On Mon, Oct 30, 2017 at 9:44 PM, Al Viro <viro@...iv.linux.org.uk> wrote:
> On Mon, Oct 30, 2017 at 07:08:46PM -0700, Linus Torvalds wrote:
>>
>> Well, they're at 8(%rax), except for that last case.
>
> 0x10(%rax)?

Duh, yes.

>> Except the offset is that %r12*0x28+0x10, so we're talking a byte
>> offset of 330 bytes into the allocation, and apparently the eight
>> previous (0-7) iterations were fine.
>>
>> Which is really odd.
>
> I wonder what pipe->buffers is equal to here...

Sadly, we never even bother loading it so it doesn't show up in the
register state, we just iterate over the whole table.

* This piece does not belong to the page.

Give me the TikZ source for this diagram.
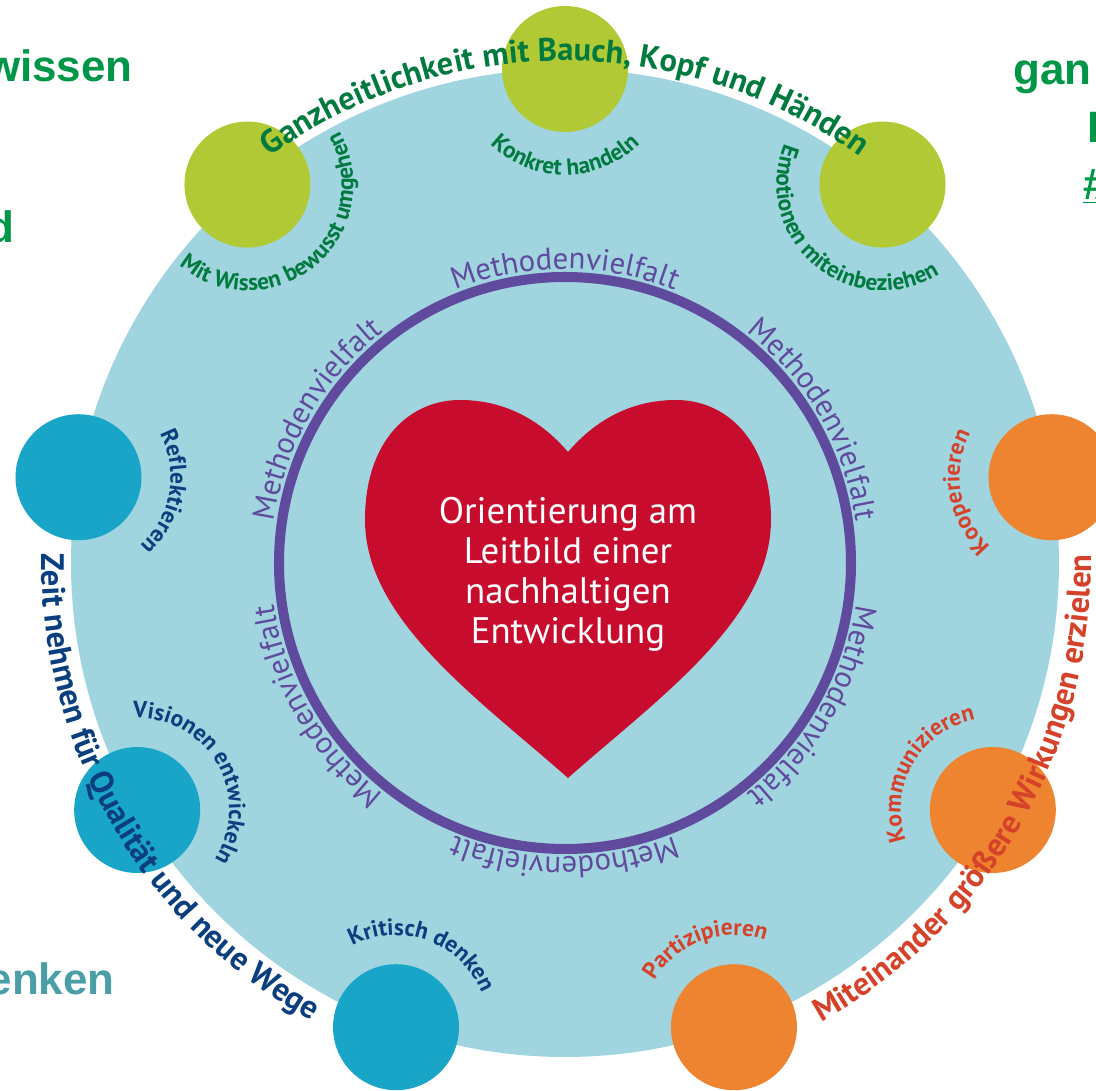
\documentclass[tikz,border=0pt]{standalone}
\usepackage{fontspec}
\setmainfont{PT Sans}
\newfontfamily\slidefont{Liberation Sans}
\usetikzlibrary{decorations.text}

\definecolor{basecolor}{RGB}{160, 213, 224}
\definecolor{ringcolor}{RGB}{96, 74, 157}
\definecolor{heartcolor}{RGB}{200, 12, 46}
\definecolor{greendot}{RGB}{176, 201, 52}
\definecolor{bluedot}{RGB}{24, 165, 200}
\definecolor{orangedot}{RGB}{238, 131, 48}
\definecolor{greentext}{RGB}{0, 122, 62}
\definecolor{bluetext}{RGB}{10, 62, 126}
\definecolor{orangetext}{RGB}{214, 65, 42}
\definecolor{slidegreen}{RGB}{0, 150, 72}
\definecolor{slideteal}{RGB}{74, 158, 166}

\newcommand{\ringfont}{\fontsize{17.5}{20}\selectfont}
\newcommand{\innerfont}{\fontsize{13.3}{15}\selectfont\bfseries}
\newcommand{\outerfont}{\fontsize{18.5}{21}\selectfont\bfseries}

\begin{document}
\begin{tikzpicture}[
    x=0.02cm, y=0.02cm,
    dot/.style={circle, minimum size=2.52cm, inner sep=0pt},
    ringlabel/.style={decorate, decoration={text along path, text align=center,
        text color=ringcolor, text={|\ringfont|Methodenvielfalt}}},
    innerlabel/.style 2 args={decorate, decoration={text along path, text align=center,
        text color=#1, text={|\innerfont|#2}}},
    outerlabel/.style 2 args={decorate, decoration={text along path, text align=center,
        text color=#1, text={|\outerfont|#2}}},
    slide/.style={font=\slidefont\bfseries\fontsize{25}{30}\selectfont, inner sep=0pt}
]
\useasboundingbox (-565,-528) rectangle (531,563);

% Slide text cut off at the edges
\node[slide, text=slidegreen, anchor=base east] (wissen) at (-432, 481) {wissen};
\node[slide, text=slidegreen, anchor=base east] (und) at (-550, 320) {d};
\node[slide, text=slideteal, anchor=base east] (denken) at (-450, -432) {enken};
\node[slide, text=slidegreen, anchor=base west] (ganz) at (448, 478) {gan};
\node[slide, text=slidegreen, anchor=base west] (bild) at (522, 420) {E};
\node[slide, text=slidegreen, anchor=base west] (hash) at (518, 363) {\underline{\#}};

% Base disc and method ring
\coordinate (c) at (0,0);
\fill[basecolor] (c) circle[radius=494];
\draw[ringcolor, line width=5.7pt] (c) circle[radius=286];

% Heart
\fill[heartcolor] (3,-215) .. controls (-85,-137) and (-200,-57) .. (-200,43)
    .. controls (-200,123) and (-155,163) .. (-105,163)
    .. controls (-55,163) and (-20,138) .. (3,111)
    .. controls (26,138) and (61,163) .. (111,163)
    .. controls (161,163) and (206,123) .. (206,43)
    .. controls (206,-57) and (91,-137) .. (3,-215) -- cycle;
\node[text=white, font=\fontsize{21}{22.7}\selectfont, align=center] (core) at (3,-11)
    {Orientierung am\\Leitbild einer\\nachhaltigen\\Entwicklung};

% Methodenvielfalt around the ring
\path[ringlabel] (c) ++(150:294) arc[start angle=150, end angle=30, radius=294];
\path[ringlabel] (c) ++(90:294) arc[start angle=90, end angle=-30, radius=294];
\path[ringlabel] (c) ++(30:294) arc[start angle=30, end angle=-90, radius=294];
\path[ringlabel] (c) ++(-30:294) arc[start angle=-30, end angle=-150, radius=294];
\path[ringlabel] (c) ++(-90:294) arc[start angle=-90, end angle=-210, radius=294];
\path[ringlabel] (c) ++(210:294) arc[start angle=210, end angle=90, radius=294];

% Green group
\node[dot, fill=greendot] (g1) at (130:494) {};
\node[dot, fill=greendot] (g2) at (90:494) {};
\node[dot, fill=greendot] (g3) at (50:494) {};
\path[innerlabel={greentext}{Mit Wissen bewusst umgehen}] (g1.center) ++(210:106) arc[start angle=210, end angle=410, radius=106];
\path[innerlabel={greentext}{Konkret handeln}] (g2.center) ++(170:106) arc[start angle=170, end angle=370, radius=106];
\path[innerlabel={greentext}{Emotionen miteinbeziehen}] (g3.center) ++(130:106) arc[start angle=130, end angle=330, radius=106];

% Orange group
\node[dot, fill=orangedot] (o1) at (10:494) {};
\node[dot, fill=orangedot] (o2) at (-30:494) {};
\node[dot, fill=orangedot] (o3) at (-70:494) {};
\path[innerlabel={orangetext}{Kooperieren}] (o1.center) ++(290:92) arc[start angle=290, end angle=90, radius=92];
\path[innerlabel={orangetext}{Kommunizieren}] (o2.center) ++(250:92) arc[start angle=250, end angle=50, radius=92];
\path[innerlabel={orangetext}{Partizipieren}] (o3.center) ++(210:92) arc[start angle=210, end angle=10, radius=92];

% Blue group
\node[dot, fill=bluedot] (b1) at (-110:494) {};
\node[dot, fill=bluedot] (b2) at (-150:494) {};
\node[dot, fill=bluedot] (b3) at (170:494) {};
\path[innerlabel={bluetext}{Kritisch denken}] (b1.center) ++(170:92) arc[start angle=170, end angle=-30, radius=92];
\path[innerlabel={bluetext}{Visionen entwickeln}] (b2.center) ++(130:92) arc[start angle=130, end angle=-70, radius=92];
\path[innerlabel={bluetext}{Reflektieren}] (b3.center) ++(90:92) arc[start angle=90, end angle=-110, radius=92];

% Group titles on the rim
\path[outerlabel={greentext}{Ganzheitlichkeit mit Bauch, Kopf und Händen}] (c) ++(170:502) arc[start angle=170, end angle=10, radius=502];
\path[outerlabel={bluetext}{Zeit nehmen für Qualität und neue Wege}] (c) ++(120:523) arc[start angle=120, end angle=300, radius=523];
\path[outerlabel={orangetext}{Miteinander größere Wirkungen erzielen}] (c) ++(-120:526) arc[start angle=-120, end angle=60, radius=526];

\end{tikzpicture}
\end{document}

The (one) ppc oops that looks like it might be the same issue has a
totally different pattern. Instead of having that "error number"
looking thing as the invalid pointer base, it has the magic number
from a spinlock. And rather than being about "pipe->bufs[]" array,
it's the pipe pointer itself that seems corrupted, and thus the oops
happens in the account_pipe_buffers() code instead of in the loop over
the buffers.

Of course, both are consistent with that "pipe_inode_info" simply
having been overwritten by something else (possibly, but not
necessarily, due to a use-after-free).

> FWIW, I would try to slap
>         if (buf->ops && (unsigned long)buf->ops <= 0xffffffff)
>                 dump the living hell out of that thing
> and see what it catches...

Actually, I'm looking at *another* error path - the one in named pipes.

Named pipes are why we do that nasty "inode->i_pipe" thing - if it was
for just the regular pipes, we'd be able to just do
file->f_private_data and be done with it. But named pipes have to have
the pipe data associated with a particular inode.

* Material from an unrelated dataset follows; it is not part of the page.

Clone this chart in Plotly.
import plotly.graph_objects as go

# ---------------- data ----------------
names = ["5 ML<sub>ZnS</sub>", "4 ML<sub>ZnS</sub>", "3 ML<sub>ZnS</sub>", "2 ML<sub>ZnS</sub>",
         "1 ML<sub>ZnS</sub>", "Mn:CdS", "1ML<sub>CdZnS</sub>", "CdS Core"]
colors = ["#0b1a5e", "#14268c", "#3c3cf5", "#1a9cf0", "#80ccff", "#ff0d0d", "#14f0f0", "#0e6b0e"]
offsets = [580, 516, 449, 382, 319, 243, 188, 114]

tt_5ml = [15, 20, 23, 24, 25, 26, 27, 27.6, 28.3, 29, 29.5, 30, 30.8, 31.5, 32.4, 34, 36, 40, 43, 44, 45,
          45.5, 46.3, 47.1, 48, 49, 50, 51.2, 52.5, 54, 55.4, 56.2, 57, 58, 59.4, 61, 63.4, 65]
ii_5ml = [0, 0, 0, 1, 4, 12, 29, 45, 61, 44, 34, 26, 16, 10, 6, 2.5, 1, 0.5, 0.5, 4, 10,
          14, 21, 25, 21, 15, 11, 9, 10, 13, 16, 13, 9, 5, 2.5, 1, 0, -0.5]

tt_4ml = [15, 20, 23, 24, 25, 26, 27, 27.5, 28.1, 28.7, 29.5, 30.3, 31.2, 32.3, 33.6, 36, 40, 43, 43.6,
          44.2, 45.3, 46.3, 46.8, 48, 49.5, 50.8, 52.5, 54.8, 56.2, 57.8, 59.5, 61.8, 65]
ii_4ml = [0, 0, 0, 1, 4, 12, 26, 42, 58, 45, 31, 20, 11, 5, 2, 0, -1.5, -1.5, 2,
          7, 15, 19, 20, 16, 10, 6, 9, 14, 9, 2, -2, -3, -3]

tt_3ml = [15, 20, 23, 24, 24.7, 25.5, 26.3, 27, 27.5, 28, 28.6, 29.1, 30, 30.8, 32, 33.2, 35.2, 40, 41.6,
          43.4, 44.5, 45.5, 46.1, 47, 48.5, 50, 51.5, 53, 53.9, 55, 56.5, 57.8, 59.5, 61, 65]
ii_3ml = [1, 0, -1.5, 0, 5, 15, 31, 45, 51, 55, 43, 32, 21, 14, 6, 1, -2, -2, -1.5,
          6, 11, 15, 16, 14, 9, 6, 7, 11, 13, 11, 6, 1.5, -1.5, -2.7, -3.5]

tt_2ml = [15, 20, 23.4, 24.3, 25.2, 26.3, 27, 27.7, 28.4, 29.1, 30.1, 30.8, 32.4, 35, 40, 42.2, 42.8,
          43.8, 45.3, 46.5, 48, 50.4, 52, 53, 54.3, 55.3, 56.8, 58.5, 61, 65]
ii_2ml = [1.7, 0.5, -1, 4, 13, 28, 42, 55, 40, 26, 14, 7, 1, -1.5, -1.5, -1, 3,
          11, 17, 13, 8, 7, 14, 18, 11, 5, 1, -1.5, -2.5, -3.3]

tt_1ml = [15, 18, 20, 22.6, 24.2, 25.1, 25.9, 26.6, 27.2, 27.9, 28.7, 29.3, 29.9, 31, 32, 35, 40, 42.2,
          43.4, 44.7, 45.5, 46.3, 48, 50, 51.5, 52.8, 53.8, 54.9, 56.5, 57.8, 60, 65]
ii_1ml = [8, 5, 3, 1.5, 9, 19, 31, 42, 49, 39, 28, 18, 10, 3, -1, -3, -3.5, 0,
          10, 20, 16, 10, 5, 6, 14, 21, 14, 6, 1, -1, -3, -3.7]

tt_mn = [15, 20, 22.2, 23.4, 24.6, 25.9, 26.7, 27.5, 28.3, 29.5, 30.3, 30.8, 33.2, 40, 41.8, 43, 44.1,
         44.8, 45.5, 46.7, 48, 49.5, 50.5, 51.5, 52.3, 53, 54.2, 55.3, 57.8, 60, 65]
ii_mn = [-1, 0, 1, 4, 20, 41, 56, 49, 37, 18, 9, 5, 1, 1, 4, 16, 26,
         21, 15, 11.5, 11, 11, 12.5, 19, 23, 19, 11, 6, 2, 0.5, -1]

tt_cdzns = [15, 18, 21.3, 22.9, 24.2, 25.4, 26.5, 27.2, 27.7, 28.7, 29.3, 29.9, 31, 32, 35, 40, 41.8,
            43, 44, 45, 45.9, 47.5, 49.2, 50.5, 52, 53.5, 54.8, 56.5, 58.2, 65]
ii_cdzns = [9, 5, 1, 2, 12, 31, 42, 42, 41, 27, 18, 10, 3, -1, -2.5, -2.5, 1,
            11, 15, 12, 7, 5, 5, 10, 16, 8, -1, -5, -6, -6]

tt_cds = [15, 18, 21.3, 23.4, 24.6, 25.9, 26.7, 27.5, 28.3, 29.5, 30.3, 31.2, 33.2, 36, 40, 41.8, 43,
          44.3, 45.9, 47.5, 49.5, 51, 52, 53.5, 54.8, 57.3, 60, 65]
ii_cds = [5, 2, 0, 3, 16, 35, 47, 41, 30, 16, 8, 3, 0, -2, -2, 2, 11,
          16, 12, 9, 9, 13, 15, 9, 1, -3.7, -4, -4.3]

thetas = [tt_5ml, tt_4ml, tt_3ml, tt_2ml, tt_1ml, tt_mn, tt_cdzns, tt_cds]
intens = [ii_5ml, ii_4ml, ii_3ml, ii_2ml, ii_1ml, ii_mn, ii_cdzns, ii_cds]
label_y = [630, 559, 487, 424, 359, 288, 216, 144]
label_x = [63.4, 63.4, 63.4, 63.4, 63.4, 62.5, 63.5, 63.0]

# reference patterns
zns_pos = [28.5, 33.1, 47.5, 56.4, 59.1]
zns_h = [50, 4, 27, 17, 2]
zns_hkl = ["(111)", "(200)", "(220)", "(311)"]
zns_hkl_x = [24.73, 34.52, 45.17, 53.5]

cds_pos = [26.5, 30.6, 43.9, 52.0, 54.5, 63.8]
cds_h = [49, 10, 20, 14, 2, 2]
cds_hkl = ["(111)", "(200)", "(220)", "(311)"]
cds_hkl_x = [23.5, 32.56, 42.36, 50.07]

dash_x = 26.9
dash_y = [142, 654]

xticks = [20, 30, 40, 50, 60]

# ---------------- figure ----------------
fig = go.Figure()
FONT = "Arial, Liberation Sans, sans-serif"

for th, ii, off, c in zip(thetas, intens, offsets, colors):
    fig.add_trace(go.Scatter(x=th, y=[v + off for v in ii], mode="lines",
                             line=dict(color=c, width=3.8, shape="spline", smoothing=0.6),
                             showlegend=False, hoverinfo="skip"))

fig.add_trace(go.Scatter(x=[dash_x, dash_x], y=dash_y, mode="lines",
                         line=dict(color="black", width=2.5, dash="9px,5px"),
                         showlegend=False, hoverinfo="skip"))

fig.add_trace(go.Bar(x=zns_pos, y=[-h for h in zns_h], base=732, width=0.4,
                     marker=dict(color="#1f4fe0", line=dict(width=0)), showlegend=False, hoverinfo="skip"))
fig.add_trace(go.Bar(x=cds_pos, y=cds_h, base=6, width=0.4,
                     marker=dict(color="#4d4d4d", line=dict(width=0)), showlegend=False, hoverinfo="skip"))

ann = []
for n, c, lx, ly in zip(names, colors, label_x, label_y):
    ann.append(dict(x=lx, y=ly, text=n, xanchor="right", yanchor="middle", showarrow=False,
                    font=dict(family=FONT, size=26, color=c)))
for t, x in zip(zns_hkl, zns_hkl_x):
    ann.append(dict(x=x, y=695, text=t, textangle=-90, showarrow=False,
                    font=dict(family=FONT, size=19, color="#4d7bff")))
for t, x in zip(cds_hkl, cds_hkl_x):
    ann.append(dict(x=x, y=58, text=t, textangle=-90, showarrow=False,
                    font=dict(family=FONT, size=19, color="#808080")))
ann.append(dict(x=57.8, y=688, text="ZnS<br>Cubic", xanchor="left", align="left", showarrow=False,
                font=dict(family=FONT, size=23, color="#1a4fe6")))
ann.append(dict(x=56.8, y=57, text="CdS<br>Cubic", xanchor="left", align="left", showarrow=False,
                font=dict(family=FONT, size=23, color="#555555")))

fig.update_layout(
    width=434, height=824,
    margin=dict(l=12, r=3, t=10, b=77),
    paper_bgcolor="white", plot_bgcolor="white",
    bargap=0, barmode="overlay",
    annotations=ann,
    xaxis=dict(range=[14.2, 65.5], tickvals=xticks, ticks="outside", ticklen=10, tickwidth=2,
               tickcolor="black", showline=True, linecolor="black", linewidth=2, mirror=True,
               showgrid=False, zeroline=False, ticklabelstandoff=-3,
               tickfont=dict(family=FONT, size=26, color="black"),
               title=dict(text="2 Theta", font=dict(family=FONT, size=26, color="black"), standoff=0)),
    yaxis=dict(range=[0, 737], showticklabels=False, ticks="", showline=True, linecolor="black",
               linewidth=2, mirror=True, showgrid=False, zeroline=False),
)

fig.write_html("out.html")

And that code actually does look wrong.

Look at fifo_open(): it increments the pipe->files as it sets
filp->private_data to point to the pipe_inode_info. Good so far.

But look at the error case. It does that put_pipe_info() to release it
again, but filp->private_data still contains the pipe_inode_info
pointer.

So what happens on a failed open of a named pipe? The *normal* code
all is very careful to _not_ use "fput()", but instead use
"put_filp(f)", which will just free the file pointer.

But what if somebody does "vfs_open()" on one of those things, and
then does "fput()" in the failure case?

In "do_last()" we have that FILE_OPENED protection:

        if (unlikely(error) && (*opened & FILE_OPENED))
                fput(file);

and path_openat() is again very careful to then use put_filp(file); if
FILE_OPENED was never set. And do_o_path() does the same.

I'm not seeing anybody who does the wrong thing, but there's a number
of ways to get this entirely wrong, and I worry some path does.

I would be a *lot* happier if we didn't have that very subtle
fput()-vs-put_filp() issue going on.

Again, I cannot see anything wrong, but this feels very very fragile to me.